Polaris Music Prize 2011 Preview: Ron Sexsmith
Toronto-based singer-songwriter Ron Sexsmith has been around for a long time. And his twelfth LP, appropriately titled, Long Player Late Bloomer, convinces he can still craft catchy pop hooks with a clean, pleasant sound. "I've got to raise it up / As far as my spirit can reach / That everyone might see," Sexsmith sings in the album's title track, a point he proves with the recent success of Long Player Late Bloomer.
Below, read my interview with Sexsmith.
Why do you think Long Player Late Bloomer stands out among other albums from Canadian musicians this year?
I don't honestly know... I think perhaps because it was a sort of unlikely pairing of two people (Bob Rock and myself) who seemed to come from two different worlds. I didn't personally see it that way, but I think for a lot of people it struck them as odd.
What was going through your mind when Long Player was selected for the long list? And then when it reached the short list?
It was so unexpected that I didn't know what to think at first. My (uneducated) impression of the Polaris Awards from a distance was that the nominees in general had to be more alternative or cutting edge or something. I've always considered myself to be a mainstream pop artist and most of my heroes are people some would consider middle of the road (which when you think about it, the most dangerous place to stand is in the middle of the road). So anyway, I was surprised, honoured and a little mystified.
How would you describe the initial impulse that led to the making of this album? What is the central feeling or spirit behind Long Player?
Well it came from a real disillusioned place to be honest. I was disappointed with how the last few albums had done. It seemed like my career was in the dumpster and that I had lost all my confidence. I started writing these songs in Santa Fe, New Mexico - almost against my will - and I started seeing an album taking shape. But I was afraid to make another record. So the dilemma for me was to find a producer who could help me make a more focused album somehow so that people, who never got me before, might get me if that makes any sense. I guess the central feeling behind it is that old David and Goliath story of trying to stand up for myself.
What sorts of things come up when you listen to this record? And which track from this LP should people (who have never heard of you before) listen to - a track you feel represents the album as whole?
I can hear myself just trying to rise to the occasion. It was a big deal for me, being in the studio with Bob and all these great musicians and so I didn't want to be the weakest link. I'm proud of all the songs, so I'm not sure what I would recommend for someone who's never heard of me... maybe "Love Shines".
Can you describe the process of making the LP? What were some of the things you learned while making this record and at what point during the process did you realize you were making an LP that was going to be intriguing enough to get this kind of recognition?
We did all the bed tracks in LA but we had to work fast because we only had the musicians for three days. Most of the over dubs and vocals were done in Toronto and Vancouver, and that was mainly Bob and me, with a few friends like Kevin Hearn and Dallas Good stopping by to help out. I'm not sure what I learned but I loved what I was hearing coming through the speakers. I felt we were making a great record but I didn't see any of this coming.
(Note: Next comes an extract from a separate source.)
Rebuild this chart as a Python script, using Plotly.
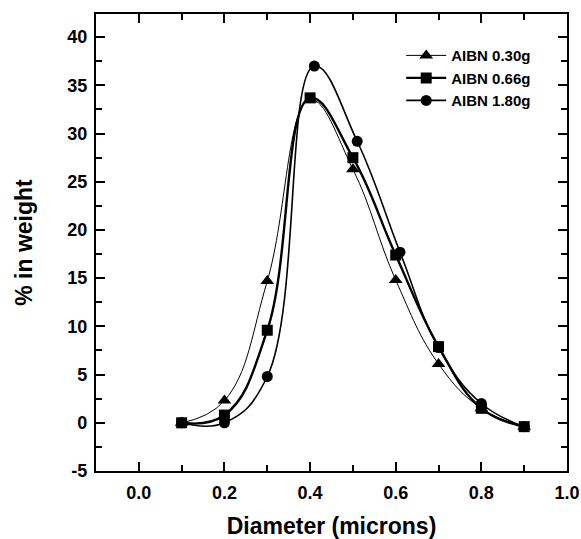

Which album in the short list would you partner Long Player up with and why?
I don't know. All the artists seem so different. That's a difficult question.
Aside from your own record, which album from the short list did you enjoy listening to the most and why?
I mostly listen to 50s music. So the only two I was familiar with, to be honest, were Arcade Fire and Timber Timbre, which I've only heard in passing. I hope to get more acquainted with the other nominees.